AIM OF THE TASK
Reproduce the listing below exactly, beginning with its first line and ending with the line that holds "from matplotlib.ticker import"; pictures are not part of the copy.

┄┄┄┄┄┄┄┄┄┄┄┄┄┄┄┄┄┄┄┄

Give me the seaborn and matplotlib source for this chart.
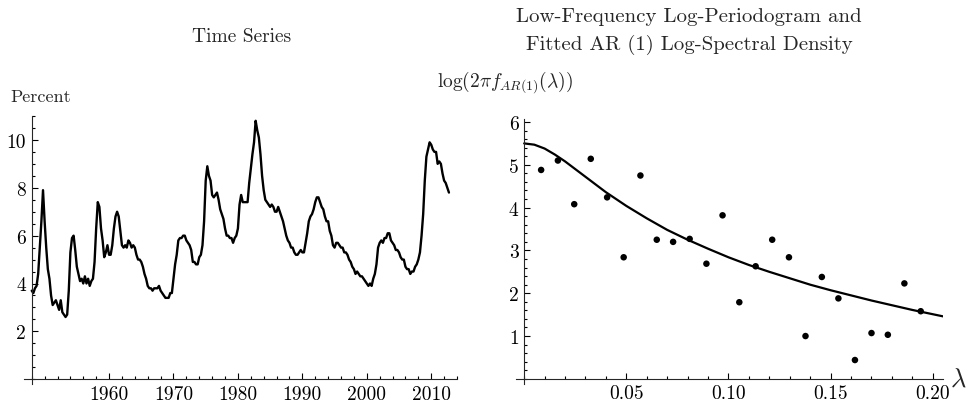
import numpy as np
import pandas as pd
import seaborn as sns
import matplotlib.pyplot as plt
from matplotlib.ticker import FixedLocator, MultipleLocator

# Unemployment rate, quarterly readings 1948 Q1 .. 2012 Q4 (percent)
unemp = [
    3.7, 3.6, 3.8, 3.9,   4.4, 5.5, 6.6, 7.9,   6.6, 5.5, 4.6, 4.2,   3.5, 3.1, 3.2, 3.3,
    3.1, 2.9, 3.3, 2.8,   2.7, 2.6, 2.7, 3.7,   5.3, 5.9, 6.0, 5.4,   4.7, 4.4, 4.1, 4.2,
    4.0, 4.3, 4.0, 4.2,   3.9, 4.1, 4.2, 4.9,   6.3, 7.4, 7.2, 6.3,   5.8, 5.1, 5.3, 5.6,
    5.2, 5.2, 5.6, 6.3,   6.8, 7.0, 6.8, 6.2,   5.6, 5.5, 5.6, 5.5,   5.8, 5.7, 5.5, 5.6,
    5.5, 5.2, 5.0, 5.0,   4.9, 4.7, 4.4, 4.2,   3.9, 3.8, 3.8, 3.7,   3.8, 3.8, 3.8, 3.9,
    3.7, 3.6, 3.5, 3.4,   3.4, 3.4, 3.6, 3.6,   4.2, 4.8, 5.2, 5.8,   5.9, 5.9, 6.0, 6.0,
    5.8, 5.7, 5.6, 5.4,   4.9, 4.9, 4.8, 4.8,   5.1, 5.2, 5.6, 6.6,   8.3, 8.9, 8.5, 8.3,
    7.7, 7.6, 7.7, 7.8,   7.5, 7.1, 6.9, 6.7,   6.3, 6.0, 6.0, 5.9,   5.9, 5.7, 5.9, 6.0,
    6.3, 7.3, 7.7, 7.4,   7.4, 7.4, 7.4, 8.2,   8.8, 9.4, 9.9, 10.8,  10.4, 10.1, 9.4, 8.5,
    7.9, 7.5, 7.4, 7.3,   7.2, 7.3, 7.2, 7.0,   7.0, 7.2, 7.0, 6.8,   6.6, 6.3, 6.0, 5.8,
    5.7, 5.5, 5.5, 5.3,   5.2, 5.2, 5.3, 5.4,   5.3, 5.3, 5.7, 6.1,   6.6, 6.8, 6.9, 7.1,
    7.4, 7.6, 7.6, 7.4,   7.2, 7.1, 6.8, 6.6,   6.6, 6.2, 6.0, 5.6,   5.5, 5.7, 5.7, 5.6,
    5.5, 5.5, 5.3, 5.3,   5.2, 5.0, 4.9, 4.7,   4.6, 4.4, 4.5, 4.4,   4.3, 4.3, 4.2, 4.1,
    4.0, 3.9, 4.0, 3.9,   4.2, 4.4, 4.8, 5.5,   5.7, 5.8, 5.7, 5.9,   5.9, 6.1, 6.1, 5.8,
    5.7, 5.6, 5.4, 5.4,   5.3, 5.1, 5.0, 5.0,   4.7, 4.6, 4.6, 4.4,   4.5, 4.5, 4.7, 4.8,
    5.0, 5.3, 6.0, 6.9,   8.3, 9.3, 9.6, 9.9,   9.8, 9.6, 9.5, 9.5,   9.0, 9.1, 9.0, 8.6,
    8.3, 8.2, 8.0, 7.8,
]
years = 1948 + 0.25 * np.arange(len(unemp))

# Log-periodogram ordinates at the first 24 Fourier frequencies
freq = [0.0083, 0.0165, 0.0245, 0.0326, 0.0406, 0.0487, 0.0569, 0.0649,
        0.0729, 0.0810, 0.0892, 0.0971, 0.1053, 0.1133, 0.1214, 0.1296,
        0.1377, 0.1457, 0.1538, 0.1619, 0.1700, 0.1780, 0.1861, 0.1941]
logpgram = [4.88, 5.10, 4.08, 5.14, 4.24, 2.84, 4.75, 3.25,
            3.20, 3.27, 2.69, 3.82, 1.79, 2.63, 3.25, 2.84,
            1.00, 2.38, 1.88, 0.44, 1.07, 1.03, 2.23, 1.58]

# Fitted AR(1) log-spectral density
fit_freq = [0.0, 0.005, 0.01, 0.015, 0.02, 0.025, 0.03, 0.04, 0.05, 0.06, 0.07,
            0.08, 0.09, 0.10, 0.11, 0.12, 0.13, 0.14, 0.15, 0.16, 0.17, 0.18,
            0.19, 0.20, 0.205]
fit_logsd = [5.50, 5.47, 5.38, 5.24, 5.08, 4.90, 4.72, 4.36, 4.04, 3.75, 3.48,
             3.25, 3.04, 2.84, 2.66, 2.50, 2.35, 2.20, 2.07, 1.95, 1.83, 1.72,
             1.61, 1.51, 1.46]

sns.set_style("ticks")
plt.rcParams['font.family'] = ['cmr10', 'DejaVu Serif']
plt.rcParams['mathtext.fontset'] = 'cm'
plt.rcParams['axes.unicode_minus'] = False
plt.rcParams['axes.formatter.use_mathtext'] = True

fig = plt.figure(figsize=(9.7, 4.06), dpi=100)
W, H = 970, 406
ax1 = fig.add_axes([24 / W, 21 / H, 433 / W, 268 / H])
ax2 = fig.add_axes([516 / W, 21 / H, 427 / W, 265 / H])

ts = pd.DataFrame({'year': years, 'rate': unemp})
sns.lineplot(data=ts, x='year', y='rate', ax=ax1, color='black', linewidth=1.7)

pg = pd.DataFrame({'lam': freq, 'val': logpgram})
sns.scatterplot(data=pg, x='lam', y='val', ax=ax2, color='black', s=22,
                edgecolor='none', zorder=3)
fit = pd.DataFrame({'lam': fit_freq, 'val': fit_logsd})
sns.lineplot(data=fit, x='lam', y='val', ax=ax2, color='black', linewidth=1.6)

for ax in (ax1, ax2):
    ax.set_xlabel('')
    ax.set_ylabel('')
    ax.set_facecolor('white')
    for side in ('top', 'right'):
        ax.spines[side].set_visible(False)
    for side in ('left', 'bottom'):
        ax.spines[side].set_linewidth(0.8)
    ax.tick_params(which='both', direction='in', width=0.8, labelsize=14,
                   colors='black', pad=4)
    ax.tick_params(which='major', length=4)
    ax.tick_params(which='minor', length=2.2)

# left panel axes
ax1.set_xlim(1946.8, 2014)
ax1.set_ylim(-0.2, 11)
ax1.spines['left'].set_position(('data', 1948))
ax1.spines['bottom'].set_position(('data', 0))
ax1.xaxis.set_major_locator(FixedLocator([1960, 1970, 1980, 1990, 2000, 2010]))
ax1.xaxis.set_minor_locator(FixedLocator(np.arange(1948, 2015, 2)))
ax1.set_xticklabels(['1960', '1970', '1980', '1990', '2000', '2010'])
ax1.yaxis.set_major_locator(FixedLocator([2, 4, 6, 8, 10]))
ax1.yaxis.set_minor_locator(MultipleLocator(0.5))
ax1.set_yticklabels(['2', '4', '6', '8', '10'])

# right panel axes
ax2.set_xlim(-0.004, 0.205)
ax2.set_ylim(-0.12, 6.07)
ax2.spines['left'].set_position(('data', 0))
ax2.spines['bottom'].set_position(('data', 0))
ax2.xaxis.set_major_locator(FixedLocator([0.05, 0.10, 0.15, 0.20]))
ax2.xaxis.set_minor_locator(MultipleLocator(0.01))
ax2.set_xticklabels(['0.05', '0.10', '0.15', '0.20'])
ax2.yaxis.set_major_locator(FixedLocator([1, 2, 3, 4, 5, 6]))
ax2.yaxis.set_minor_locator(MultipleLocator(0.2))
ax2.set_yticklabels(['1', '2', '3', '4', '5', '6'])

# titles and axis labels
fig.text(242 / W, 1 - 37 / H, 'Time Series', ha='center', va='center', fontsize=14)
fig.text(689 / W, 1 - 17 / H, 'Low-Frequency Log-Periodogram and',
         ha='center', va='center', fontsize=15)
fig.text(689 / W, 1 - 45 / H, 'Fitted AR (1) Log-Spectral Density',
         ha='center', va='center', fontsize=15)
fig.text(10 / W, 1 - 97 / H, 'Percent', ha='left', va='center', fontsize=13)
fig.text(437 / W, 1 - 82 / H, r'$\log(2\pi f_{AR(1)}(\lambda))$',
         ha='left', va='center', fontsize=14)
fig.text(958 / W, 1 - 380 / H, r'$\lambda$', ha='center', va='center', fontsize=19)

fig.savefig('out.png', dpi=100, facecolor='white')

┄┄┄┄┄┄┄┄┄┄┄┄┄┄┄┄┄┄┄┄

TASK RESPONSE
Give me the seaborn and matplotlib source for this chart.
import numpy as np
import pandas as pd
import seaborn as sns
import matplotlib.pyplot as plt
from matplotlib.ticker import FixedLocator, MultipleLocator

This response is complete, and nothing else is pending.